— Start —

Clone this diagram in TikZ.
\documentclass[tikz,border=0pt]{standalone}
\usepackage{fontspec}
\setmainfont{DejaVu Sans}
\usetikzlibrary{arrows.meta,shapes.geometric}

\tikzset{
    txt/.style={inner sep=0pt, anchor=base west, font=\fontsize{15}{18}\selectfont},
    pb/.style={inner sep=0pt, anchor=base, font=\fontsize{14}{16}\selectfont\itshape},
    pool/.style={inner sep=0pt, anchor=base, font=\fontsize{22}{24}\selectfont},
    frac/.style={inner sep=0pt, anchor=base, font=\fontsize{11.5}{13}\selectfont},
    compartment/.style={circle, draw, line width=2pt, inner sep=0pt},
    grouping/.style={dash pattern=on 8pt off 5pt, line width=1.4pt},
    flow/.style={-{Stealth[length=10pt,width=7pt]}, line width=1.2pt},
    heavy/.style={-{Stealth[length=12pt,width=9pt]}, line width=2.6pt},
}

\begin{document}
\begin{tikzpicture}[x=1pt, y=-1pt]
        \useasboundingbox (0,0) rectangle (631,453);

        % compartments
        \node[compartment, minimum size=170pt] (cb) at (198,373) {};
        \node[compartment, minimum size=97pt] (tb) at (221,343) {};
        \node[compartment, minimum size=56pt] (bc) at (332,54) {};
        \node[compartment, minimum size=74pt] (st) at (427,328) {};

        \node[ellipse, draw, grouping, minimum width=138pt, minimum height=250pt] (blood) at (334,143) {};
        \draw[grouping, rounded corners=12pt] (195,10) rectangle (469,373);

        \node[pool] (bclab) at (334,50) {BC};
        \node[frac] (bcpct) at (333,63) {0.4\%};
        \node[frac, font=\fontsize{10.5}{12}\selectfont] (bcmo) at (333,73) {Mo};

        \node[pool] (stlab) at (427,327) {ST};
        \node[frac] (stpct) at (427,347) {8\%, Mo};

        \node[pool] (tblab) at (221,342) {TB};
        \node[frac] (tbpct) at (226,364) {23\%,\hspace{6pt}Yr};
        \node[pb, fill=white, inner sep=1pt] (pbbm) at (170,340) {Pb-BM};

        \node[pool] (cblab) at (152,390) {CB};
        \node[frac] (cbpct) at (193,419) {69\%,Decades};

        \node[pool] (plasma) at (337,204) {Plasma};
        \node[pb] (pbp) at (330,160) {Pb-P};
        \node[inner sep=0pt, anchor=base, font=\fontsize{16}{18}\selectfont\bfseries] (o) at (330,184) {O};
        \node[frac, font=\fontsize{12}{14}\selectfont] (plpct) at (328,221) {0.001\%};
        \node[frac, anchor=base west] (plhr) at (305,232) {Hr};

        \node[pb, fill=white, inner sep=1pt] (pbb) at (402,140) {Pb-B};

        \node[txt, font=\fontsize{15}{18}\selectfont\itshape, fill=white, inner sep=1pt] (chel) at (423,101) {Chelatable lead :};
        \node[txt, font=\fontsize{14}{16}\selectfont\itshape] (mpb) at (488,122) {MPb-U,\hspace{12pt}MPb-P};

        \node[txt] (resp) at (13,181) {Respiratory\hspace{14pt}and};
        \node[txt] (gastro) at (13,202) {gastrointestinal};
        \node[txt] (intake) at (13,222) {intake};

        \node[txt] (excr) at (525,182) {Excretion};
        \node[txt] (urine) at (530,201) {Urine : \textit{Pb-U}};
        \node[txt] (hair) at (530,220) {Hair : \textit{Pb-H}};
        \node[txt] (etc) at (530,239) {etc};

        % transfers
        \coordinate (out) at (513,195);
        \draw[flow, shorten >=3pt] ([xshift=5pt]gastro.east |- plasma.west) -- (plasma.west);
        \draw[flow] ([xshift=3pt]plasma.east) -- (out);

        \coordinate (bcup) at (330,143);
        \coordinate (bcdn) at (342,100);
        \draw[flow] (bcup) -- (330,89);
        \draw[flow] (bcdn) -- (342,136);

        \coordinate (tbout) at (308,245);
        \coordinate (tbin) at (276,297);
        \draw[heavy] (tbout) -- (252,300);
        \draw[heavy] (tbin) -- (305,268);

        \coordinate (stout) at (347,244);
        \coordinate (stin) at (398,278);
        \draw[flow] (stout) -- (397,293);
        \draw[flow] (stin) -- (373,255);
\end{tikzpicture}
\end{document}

— End —
— Start —

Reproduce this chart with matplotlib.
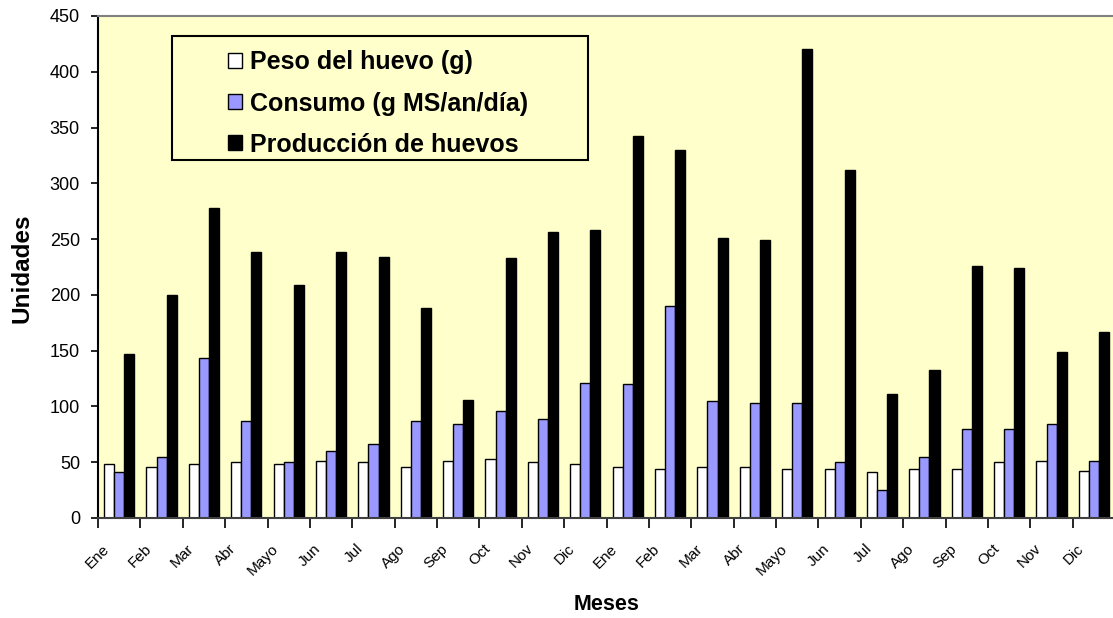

— End —

Required task:
Your task is to quote exactly the lines beginning with the one that contains "Clone this diagram in TikZ." and ending with the one that contains "(cbpct) at (193,419)", with nothing left out or added.

Answer below:
Clone this diagram in TikZ.
\documentclass[tikz,border=0pt]{standalone}
\usepackage{fontspec}
\setmainfont{DejaVu Sans}
\usetikzlibrary{arrows.meta,shapes.geometric}

\tikzset{
    txt/.style={inner sep=0pt, anchor=base west, font=\fontsize{15}{18}\selectfont},
    pb/.style={inner sep=0pt, anchor=base, font=\fontsize{14}{16}\selectfont\itshape},
    pool/.style={inner sep=0pt, anchor=base, font=\fontsize{22}{24}\selectfont},
    frac/.style={inner sep=0pt, anchor=base, font=\fontsize{11.5}{13}\selectfont},
    compartment/.style={circle, draw, line width=2pt, inner sep=0pt},
    grouping/.style={dash pattern=on 8pt off 5pt, line width=1.4pt},
    flow/.style={-{Stealth[length=10pt,width=7pt]}, line width=1.2pt},
    heavy/.style={-{Stealth[length=12pt,width=9pt]}, line width=2.6pt},
}

\begin{document}
\begin{tikzpicture}[x=1pt, y=-1pt]
        \useasboundingbox (0,0) rectangle (631,453);

        % compartments
        \node[compartment, minimum size=170pt] (cb) at (198,373) {};
        \node[compartment, minimum size=97pt] (tb) at (221,343) {};
        \node[compartment, minimum size=56pt] (bc) at (332,54) {};
        \node[compartment, minimum size=74pt] (st) at (427,328) {};

        \node[ellipse, draw, grouping, minimum width=138pt, minimum height=250pt] (blood) at (334,143) {};
        \draw[grouping, rounded corners=12pt] (195,10) rectangle (469,373);

        \node[pool] (bclab) at (334,50) {BC};
        \node[frac] (bcpct) at (333,63) {0.4\%};
        \node[frac, font=\fontsize{10.5}{12}\selectfont] (bcmo) at (333,73) {Mo};

        \node[pool] (stlab) at (427,327) {ST};
        \node[frac] (stpct) at (427,347) {8\%, Mo};

        \node[pool] (tblab) at (221,342) {TB};
        \node[frac] (tbpct) at (226,364) {23\%,\hspace{6pt}Yr};
        \node[pb, fill=white, inner sep=1pt] (pbbm) at (170,340) {Pb-BM};

        \node[pool] (cblab) at (152,390) {CB};
        \node[frac] (cbpct) at (193,419) {69\%,Decades};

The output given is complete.